Sesuai ketentuan UU Pokok-Pokok Kepegawaian, PNS yang melanggar janji atau sumpah jabatan dan menjadi terpidana dapat diberhentikan dengan tidak hormat. Menurut Emerson, hal itu sudah dapat dijadikan dasar untuk memecat PNS koruptor. Namun, kerap kali terjadi salah kaprah dalam mendefinisikan Pasal 23 ayat (3).
"Coba cek, Pasal 23 ayat (3) UU Kepegawaian, bahasanya diancam, bukan dihukum. Ini siasat Kemendagri. Pasal 23 ayat (5) jelas menyebutkan, PNS dapat diberhentikan dengan tidak hormat apabila dihukum penjara berdasarkan putusan pengadilan yang telah mempunyai kekuatan hukum yang tetap," jelasnya.
 
UU Pokok-Pokok Kepegawaian

Pasal 23 ayat (3) huruf b: Pegawai Negeri Sipil dapat diberhentikan dengan hormat atau tidak diberhentikan karena dihukum penjara atau kurungan berdasarkan putusan pengadilan yang telah mempunyai kekuatan hukum yang tetap karena melakukan tindak pidana kejahatan yang ancaman hukumannya kurang dari 4 (empat) tahun.

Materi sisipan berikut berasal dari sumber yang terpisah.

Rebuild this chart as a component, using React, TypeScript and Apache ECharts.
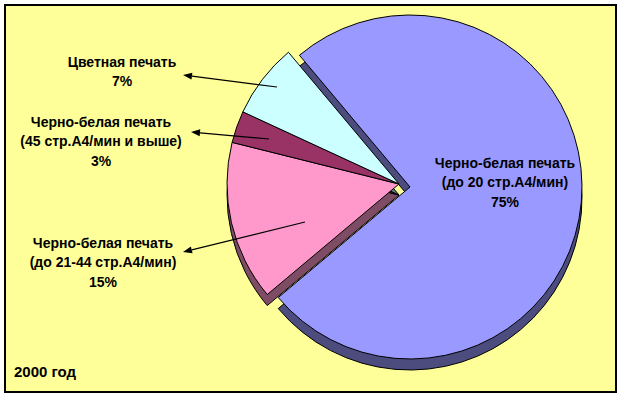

Pasal 23 ayat (5) huruf c: Pegawai Negeri Sipil diberhentikan tidak dengan hormat karena dihukum penjara  atau kurungan berdasarkan putusan pengadilan yang telah mempunyai kekuatan hukum yang tetap karena melakukan tindak pidana kejahatan jabatan atau tindak pidana kejahatan yang ada hubungannya dengan jabatan.

Frasa"tindak pidana kejahatan dengan ancaman hukuman kurang dari empat tahun" ini sering disalahartikan dan disamakan dengan lamanya masa pidana. Padahal, sudah jelas "ancaman pidana" dan "lama masa pidana" berbeda arti. Mayoritas pasal korupsi, ancaman pidana maksimalnya lebih dari empat tahun penjara.
Dengan demikian, berapapun hukumannya, PNS yang terbukti melakukan tindak pidana korupsi berdasarkan putusan berkekuatan hukum tetap harus diberhentikan dengan tidak hormat. Emerson berpendapat, tidak ada satu pun alasan mendasar untuk memberikan kesempatan kepada PNS koruptor untuk kembali menjadi PNS.
"Bahkan setelah menjalani hukumannya, tidak ada alasan PNS koruptor kembali menjadi PNS atau memperoleh jabatan seperti semula atau bahkan dipromosikan dalam jabatan struktural. Ini menunjukan mulai terjadi pergesaran dari sikap zero tolerance terhadap koruptor menjadi 100 persen tolerance terhadap koruptor," tutur Emerson.